Si ce projet de loi marque un tournant par rapport aux politiques précédentes, nous le jugeons néanmoins insuffisamment ambitieux. De l’État régulateur, nous souhaitons aller vers l’affirmation d’un État acteur, c'est-à-dire qui s’engage directement dans la construction, par le rehaussement des aides à la pierre, levier prioritaire pour répondre à la crise du logement.
Sur la partie urbanisme, tout d’abord, nous refusons toujours que la présence de l’État auprès des communes diminue.
La révision générale des politiques publiques, ou RGPP, devenue la modernisation de l’action publique, ou MAP, aura des conséquences terribles sur l’égalité des territoires, tout comme la baisse des dotations aux collectivités.
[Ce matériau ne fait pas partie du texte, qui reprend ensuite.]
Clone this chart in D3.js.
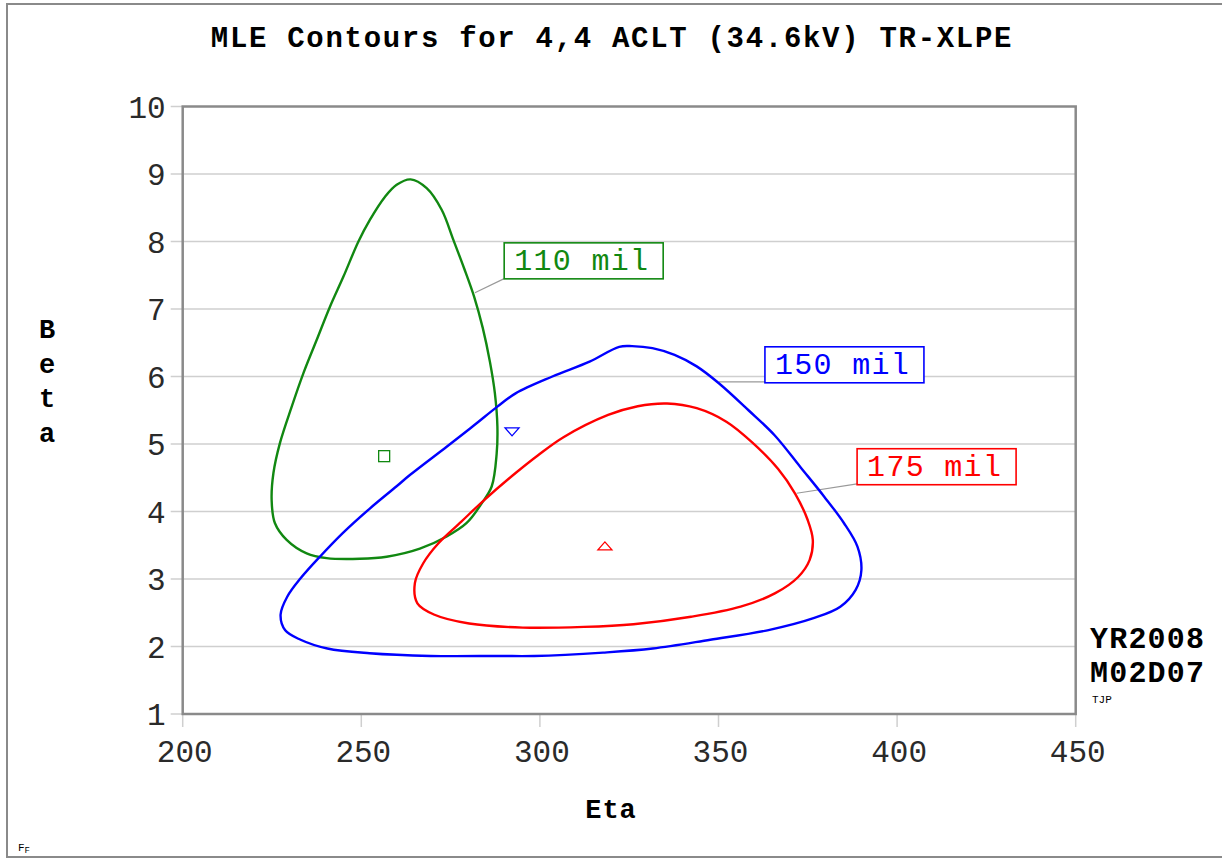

D’ailleurs, il est incompréhensible d’affirmer vouloir lutter contre l’artificialisation des sols et, en même temps, priver les territoires de l’assistance technique de l’État pour l’instruction des permis de construire.
Nous avons par ailleurs souffert de l’examen concomitant d’ALUR avec la loi de modernisation de l’action publique territoriale et d’affirmation des métropoles.
En effet, les transferts de compétence prévus par la loi ALUR ne peuvent se comprendre en dehors de la volonté de concentration des pouvoirs au niveau intercommunal ou métropolitain qui transparaît dans tous les textes de loi.
Il y a donc une cohérence gouvernementale entre tous ces projets de loi, dont nous ne partageons pas les tenants.
Cette cohérence gouvernementale s’est illustrée sur la question du PLUI, qui prévoyait au départ le transfert automatique de la compétence PLU aux intercommunalités.
Nous soutenons, vous le savez, le compromis porté par le Sénat permettant de rendre leur voix aux communes et nous remercions la constance du rapporteur Claude Bérit-Débat au cours des débats souvent tendus qui ont eu lieu sur ce sujet.
Ainsi, la minorité de blocage instituée permet le respect des libertés communales en obligeant à une majorité de projet, ce qui nous semble plus conforme à la vision que nous portons de la construction intercommunale, reposant non seulement sur le libre consentement mais également sur les principes de coopération plutôt que de soumission.
Nous soutenons ce compromis pour affirmer le nécessaire respect des élus locaux, auxquels il faudra, un jour, cesser de faire porter le chapeau de tous les maux dont souffre l’aménagement du territoire.
Ces élus sont, bien au contraire, les chevilles ouvrières de la cohésion nationale et sociale dans notre pays. Ils sont, de par leur proximité avec les habitants, le cœur vivant de notre République.
Ce projet de loi traduit un changement de ton et apporte des avancées. C'est la raison pour laquelle notre groupe votera les conclusions de la CMP.
Je terminerai mon propos en remerciant de nouveau les deux rapporteurs de leur écoute. Nos propositions ont été comprises et, pour certaines d’entre elles, entendues. Je salue également Mme la ministre, qui a su écouter, comprendre et soutenir la voix du Sénat. (Applaudissements sur les travées du groupe socialiste et du groupe écologiste.)